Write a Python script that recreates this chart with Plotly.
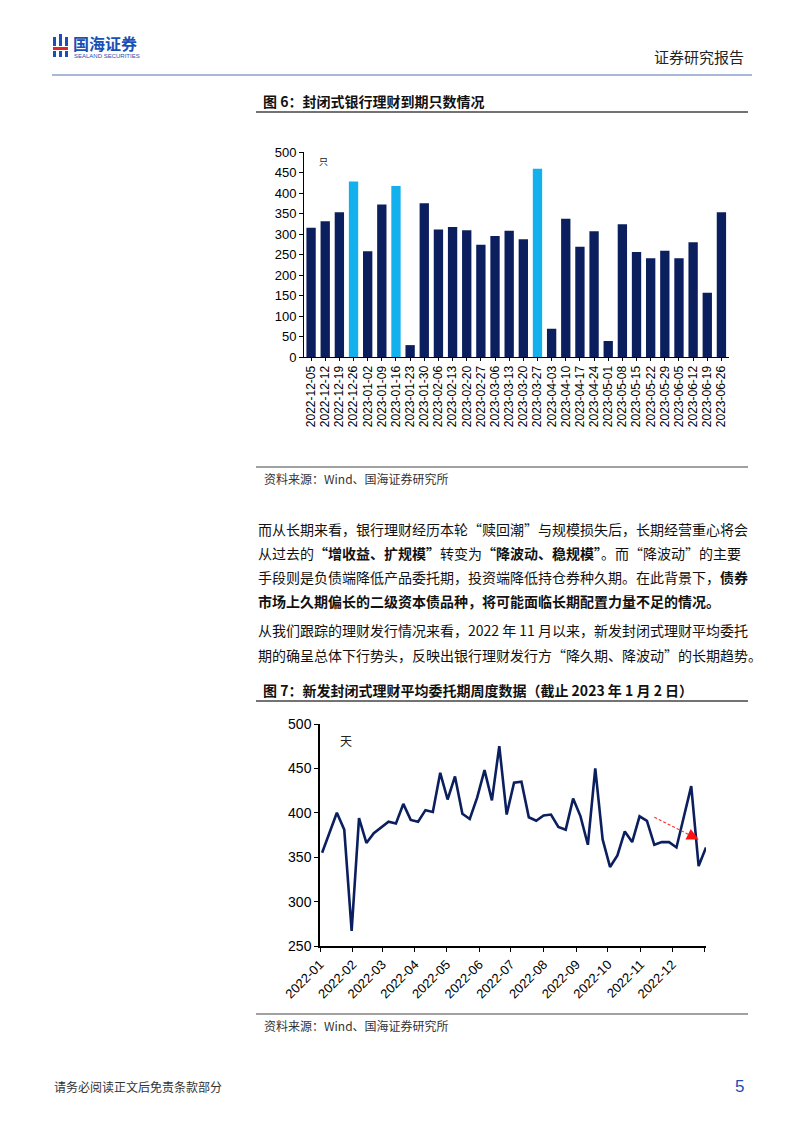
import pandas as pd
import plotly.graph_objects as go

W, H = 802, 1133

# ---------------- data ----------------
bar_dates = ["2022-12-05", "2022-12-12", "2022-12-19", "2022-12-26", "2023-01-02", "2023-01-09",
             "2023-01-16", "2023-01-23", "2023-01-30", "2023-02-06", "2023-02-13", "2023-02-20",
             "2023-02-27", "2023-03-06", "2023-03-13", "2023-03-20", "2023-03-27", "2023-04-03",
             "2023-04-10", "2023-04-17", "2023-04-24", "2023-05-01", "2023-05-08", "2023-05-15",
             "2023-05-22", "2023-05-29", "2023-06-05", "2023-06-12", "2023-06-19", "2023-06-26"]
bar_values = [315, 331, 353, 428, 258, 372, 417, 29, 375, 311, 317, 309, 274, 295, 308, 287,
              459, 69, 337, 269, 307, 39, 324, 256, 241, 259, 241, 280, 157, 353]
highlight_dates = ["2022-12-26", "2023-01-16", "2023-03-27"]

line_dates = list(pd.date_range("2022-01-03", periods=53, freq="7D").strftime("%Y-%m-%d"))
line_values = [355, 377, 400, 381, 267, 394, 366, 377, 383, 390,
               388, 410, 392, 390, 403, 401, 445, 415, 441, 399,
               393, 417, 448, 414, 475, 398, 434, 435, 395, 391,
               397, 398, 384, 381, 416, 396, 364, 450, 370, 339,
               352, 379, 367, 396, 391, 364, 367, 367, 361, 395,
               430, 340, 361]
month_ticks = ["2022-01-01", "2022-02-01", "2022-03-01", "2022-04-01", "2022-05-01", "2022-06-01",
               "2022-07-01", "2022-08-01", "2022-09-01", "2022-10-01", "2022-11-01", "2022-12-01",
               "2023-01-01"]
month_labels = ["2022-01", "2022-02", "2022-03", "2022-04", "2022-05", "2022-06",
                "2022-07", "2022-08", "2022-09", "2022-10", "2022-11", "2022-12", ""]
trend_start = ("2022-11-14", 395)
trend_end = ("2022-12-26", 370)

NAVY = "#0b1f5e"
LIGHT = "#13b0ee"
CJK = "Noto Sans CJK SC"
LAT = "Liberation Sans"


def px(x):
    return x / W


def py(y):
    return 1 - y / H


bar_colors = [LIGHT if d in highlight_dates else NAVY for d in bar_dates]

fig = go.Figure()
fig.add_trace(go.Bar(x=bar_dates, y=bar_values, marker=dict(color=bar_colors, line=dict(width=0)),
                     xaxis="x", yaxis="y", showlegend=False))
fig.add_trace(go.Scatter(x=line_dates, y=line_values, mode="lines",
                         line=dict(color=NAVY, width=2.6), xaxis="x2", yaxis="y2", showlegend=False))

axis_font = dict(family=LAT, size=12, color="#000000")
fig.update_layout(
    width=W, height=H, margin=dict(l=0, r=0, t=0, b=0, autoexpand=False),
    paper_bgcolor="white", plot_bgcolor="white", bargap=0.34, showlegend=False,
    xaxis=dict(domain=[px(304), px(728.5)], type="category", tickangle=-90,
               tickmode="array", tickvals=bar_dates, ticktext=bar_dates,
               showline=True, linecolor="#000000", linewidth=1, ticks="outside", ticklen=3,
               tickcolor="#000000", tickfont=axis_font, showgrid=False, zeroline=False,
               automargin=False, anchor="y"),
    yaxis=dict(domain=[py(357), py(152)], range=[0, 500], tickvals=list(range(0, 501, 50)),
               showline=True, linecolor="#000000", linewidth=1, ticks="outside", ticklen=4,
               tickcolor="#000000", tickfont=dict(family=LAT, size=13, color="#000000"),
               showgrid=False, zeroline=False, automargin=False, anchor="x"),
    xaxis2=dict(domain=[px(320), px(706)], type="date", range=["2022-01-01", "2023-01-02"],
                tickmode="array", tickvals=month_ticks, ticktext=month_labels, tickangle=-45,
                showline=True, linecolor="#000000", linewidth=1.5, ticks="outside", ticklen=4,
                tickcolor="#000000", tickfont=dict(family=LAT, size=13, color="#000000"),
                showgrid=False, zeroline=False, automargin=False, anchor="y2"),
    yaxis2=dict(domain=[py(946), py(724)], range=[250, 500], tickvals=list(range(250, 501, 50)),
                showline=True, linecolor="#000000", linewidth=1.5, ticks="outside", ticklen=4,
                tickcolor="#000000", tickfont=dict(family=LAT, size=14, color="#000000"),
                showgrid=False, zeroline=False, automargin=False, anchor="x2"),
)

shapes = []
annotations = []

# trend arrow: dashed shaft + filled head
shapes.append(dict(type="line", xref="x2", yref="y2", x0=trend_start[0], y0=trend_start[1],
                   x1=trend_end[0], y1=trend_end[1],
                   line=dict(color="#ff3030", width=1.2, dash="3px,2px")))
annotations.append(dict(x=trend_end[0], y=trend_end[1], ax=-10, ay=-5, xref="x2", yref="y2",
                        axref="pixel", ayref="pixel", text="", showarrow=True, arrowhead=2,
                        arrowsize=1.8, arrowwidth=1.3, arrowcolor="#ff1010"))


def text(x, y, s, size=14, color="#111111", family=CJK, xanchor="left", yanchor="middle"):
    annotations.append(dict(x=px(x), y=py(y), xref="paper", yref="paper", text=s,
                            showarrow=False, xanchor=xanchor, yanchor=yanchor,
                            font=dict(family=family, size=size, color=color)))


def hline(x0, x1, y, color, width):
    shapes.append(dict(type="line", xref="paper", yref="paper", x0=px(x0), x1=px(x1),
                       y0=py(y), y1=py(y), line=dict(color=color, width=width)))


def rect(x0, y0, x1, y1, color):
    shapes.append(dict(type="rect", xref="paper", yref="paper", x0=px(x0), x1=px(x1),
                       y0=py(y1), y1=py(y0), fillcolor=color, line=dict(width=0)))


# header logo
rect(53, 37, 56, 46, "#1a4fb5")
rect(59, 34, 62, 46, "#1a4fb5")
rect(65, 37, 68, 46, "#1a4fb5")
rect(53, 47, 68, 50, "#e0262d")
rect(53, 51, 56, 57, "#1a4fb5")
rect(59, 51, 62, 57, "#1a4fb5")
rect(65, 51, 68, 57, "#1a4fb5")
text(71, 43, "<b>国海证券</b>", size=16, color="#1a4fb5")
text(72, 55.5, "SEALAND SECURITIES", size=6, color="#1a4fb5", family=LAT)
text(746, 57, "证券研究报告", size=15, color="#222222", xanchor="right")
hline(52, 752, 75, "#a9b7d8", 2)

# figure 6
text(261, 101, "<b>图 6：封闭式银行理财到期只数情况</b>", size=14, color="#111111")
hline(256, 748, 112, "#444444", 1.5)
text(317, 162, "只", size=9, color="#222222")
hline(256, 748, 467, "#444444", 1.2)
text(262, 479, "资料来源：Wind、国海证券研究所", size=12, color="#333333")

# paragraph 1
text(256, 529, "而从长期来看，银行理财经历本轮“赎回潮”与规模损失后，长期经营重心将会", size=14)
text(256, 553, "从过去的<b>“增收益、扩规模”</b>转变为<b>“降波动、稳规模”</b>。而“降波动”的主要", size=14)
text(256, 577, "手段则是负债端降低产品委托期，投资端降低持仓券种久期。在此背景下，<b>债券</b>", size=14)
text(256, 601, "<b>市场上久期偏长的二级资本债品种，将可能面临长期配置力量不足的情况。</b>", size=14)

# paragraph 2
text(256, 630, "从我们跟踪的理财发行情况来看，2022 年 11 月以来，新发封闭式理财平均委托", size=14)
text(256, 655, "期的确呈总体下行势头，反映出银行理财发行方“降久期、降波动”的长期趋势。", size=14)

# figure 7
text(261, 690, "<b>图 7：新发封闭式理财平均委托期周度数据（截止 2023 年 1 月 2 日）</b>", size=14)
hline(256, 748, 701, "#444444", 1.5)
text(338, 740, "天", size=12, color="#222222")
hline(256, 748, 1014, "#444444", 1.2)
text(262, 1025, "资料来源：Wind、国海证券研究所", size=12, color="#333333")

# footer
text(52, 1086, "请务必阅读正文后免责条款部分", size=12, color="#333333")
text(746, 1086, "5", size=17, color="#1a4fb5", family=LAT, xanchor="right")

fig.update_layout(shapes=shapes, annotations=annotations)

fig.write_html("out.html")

SET TASK:
Begin at the first line of the material and copy each line exactly through the one containing "W, H = 802, 1133". Omit pictures.

COMPLETE ANSWER:
Write a Python script that recreates this chart with Plotly.
import pandas as pd
import plotly.graph_objects as go

W, H = 802, 1133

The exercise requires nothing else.